İç talebin artması enflasyona yukarı yönlü bir baskı yapar. Matematiksel olarak bakıldığında, faiz koridorunu simetrikleştirme ve daraltma anlamında sınırlı bir mesafenin olduğunu gözlemliyoruz. Diğer yandan, diğer risk göstergeleri ve enflasyon beklentileri dikkate alındığında hareket alanının biraz daha kısıtlı olduğundan bahsedilebilir.
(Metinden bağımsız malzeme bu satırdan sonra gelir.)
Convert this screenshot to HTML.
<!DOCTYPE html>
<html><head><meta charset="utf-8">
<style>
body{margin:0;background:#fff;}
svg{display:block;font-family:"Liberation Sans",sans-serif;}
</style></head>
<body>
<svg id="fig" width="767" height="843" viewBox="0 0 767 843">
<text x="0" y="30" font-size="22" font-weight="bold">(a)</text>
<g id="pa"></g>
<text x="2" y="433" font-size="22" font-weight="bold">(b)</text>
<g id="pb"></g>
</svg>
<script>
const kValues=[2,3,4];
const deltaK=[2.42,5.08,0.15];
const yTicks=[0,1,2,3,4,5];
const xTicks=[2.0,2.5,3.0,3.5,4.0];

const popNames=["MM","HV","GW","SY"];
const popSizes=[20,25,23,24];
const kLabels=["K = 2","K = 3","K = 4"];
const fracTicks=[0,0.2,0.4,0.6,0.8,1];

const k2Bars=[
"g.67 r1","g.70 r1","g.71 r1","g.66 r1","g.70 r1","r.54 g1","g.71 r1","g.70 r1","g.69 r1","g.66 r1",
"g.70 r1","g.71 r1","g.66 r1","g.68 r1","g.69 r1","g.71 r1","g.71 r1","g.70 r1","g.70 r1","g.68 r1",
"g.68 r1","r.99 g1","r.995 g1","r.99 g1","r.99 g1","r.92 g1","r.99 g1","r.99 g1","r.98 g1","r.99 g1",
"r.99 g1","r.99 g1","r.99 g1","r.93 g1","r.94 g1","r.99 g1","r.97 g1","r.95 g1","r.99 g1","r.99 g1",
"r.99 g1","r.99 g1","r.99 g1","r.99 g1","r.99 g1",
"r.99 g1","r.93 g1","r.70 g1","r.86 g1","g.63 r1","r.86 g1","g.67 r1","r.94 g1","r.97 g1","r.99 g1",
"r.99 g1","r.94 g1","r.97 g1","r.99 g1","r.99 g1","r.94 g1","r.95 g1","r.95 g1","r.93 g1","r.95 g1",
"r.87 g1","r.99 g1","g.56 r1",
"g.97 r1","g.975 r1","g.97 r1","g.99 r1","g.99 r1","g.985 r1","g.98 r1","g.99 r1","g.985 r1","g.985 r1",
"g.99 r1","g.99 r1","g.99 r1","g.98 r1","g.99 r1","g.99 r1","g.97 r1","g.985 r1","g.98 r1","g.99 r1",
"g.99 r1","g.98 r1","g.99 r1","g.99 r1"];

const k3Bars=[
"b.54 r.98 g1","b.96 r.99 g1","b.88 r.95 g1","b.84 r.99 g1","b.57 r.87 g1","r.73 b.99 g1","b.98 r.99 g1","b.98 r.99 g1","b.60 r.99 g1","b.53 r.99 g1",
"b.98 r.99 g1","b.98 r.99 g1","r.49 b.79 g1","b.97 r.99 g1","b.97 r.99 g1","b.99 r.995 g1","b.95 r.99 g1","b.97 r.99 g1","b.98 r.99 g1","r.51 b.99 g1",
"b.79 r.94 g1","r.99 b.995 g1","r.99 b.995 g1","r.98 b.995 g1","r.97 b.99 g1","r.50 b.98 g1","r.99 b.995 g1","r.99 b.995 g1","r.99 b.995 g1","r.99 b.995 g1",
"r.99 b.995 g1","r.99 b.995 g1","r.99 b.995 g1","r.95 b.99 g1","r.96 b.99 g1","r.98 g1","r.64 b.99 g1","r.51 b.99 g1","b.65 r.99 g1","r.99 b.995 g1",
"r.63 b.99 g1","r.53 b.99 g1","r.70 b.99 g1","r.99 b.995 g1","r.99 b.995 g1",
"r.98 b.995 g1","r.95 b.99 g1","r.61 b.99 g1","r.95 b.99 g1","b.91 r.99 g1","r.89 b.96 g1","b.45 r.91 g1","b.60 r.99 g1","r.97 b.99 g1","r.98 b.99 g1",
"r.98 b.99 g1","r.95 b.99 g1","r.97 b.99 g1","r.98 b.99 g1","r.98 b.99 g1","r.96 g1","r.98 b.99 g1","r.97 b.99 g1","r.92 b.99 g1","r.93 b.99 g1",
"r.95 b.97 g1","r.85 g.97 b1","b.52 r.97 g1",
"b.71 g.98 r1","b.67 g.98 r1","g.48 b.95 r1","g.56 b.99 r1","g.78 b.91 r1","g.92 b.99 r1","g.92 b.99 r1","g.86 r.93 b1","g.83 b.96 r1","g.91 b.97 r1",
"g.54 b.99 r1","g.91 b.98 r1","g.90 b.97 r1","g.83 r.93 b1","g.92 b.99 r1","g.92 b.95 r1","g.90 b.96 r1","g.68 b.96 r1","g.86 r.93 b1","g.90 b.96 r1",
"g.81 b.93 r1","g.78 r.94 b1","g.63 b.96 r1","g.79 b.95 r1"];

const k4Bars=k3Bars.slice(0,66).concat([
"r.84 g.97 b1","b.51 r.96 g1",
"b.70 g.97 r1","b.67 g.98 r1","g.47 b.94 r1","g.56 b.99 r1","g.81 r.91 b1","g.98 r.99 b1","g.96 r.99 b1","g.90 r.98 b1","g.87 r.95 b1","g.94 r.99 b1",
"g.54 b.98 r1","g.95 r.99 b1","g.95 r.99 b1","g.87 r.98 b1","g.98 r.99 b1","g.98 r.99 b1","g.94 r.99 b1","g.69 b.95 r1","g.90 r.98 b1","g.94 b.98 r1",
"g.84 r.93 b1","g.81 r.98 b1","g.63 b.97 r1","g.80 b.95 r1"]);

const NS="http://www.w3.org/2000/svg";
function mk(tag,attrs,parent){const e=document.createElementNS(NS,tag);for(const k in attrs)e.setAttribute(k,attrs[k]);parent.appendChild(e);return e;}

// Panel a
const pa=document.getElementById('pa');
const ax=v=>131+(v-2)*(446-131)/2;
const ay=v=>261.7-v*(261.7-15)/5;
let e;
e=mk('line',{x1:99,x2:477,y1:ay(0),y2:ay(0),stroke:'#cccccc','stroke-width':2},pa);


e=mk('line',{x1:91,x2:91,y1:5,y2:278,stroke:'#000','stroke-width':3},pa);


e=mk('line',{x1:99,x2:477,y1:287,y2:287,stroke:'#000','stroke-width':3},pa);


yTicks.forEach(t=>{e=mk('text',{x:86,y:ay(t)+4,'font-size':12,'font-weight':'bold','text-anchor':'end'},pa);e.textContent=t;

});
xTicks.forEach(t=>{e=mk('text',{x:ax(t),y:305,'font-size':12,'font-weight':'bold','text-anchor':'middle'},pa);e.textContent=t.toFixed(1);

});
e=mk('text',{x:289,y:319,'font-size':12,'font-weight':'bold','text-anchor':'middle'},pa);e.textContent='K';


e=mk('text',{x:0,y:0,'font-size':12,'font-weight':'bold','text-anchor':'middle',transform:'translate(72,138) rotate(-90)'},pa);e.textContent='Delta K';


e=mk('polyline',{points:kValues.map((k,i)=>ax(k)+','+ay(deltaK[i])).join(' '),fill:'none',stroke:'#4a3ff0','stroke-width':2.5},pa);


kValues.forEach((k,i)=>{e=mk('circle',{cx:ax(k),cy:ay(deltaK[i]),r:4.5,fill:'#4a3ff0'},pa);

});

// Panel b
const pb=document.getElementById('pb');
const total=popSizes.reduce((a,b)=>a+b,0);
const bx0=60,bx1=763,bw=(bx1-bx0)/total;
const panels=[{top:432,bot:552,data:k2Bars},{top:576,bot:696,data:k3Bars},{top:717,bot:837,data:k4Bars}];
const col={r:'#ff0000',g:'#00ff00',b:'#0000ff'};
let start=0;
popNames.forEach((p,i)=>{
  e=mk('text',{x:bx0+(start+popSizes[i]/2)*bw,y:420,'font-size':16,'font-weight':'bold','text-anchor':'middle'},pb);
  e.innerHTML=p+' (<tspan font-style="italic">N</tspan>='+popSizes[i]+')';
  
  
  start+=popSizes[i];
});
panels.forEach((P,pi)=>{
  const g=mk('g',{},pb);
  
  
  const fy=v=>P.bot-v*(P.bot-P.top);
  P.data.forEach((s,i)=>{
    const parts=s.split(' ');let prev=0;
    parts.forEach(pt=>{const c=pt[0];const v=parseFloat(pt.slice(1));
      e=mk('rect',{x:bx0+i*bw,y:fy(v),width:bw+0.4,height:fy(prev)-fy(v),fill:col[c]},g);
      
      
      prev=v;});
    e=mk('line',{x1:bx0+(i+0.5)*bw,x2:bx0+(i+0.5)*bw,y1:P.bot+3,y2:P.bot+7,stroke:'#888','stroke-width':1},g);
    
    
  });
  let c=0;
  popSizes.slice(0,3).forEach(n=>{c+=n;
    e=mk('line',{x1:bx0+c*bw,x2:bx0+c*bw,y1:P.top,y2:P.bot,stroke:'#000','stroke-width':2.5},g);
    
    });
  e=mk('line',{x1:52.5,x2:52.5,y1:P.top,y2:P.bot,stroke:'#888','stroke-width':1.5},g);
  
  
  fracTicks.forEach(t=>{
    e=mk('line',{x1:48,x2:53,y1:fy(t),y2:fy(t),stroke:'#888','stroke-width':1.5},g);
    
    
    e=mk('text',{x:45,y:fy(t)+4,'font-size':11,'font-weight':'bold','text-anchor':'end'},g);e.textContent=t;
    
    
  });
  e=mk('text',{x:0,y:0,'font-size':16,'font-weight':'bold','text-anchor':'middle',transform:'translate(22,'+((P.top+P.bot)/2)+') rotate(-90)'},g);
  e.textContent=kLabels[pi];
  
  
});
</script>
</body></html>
Bu nedenden dolayı her ne kadar Ağustos ayında 25 baz puan tutarında bir üst band indirimi olabileceğini düşünsek de, yaz aylarında görülen enflasyon artışı başta olmak üzere diğer risk göstergelerinin etkilerinin olabileceğini düşünmekteyiz.

Temmuz 2016 beklenti anketi enflasyonun yıl sonunda yüzde 7,81; 12 ay sonrasında yüzde 7,59 olabileceğini göstermektedir. Bu durumda faizin yüzde 8 seviyesi aşağısında dengelenmesinin risk oluşturacağını ve kırılganlığı artırabileceğini düşünüyoruz. Bu söz konusu beklentilerin yeni datalarla beraber revizyona uğrama olasılıkları da vardır. Rasyonel olan; nominal faiz ile enflasyon arasında; faizin lehine olan bir marj bırakmaktır.

2015 yılında faizlerin 2014’e kıyasla yüksek olması ve yaşanan siyasi tansiyon nedeniyle 2015 yılı genelinde konut satışlarının artış hızı yavaşladı. Ancak 2016 yılında faizlerin 2015’e kıyasla düşük olması ve Mart ayından sonra Merkez Bankası’nın sadeleştirme politikası kapsamında faiz indirimleri yapması ise konut sektörü açısından olumludur.Son dönemde konut satışlarını cezbedici bazı önlemlerin alınması durumu söz konusudur. Biz bu önlemlerin talebi artırıcı etkilerinin olacağını düşünüyoruz. Ancak şirketlerin ve müteahhitlerin kar marjlarından bi miktar fedakarlık yapmaları gerekebilir. Açıkçası konut sektörünün faize duyarlılığı oldukça yüksek olması nedeniyle kısa vadede desteklenmesi en kolay sektörlerden biri olduğunu söyleyebiliriz.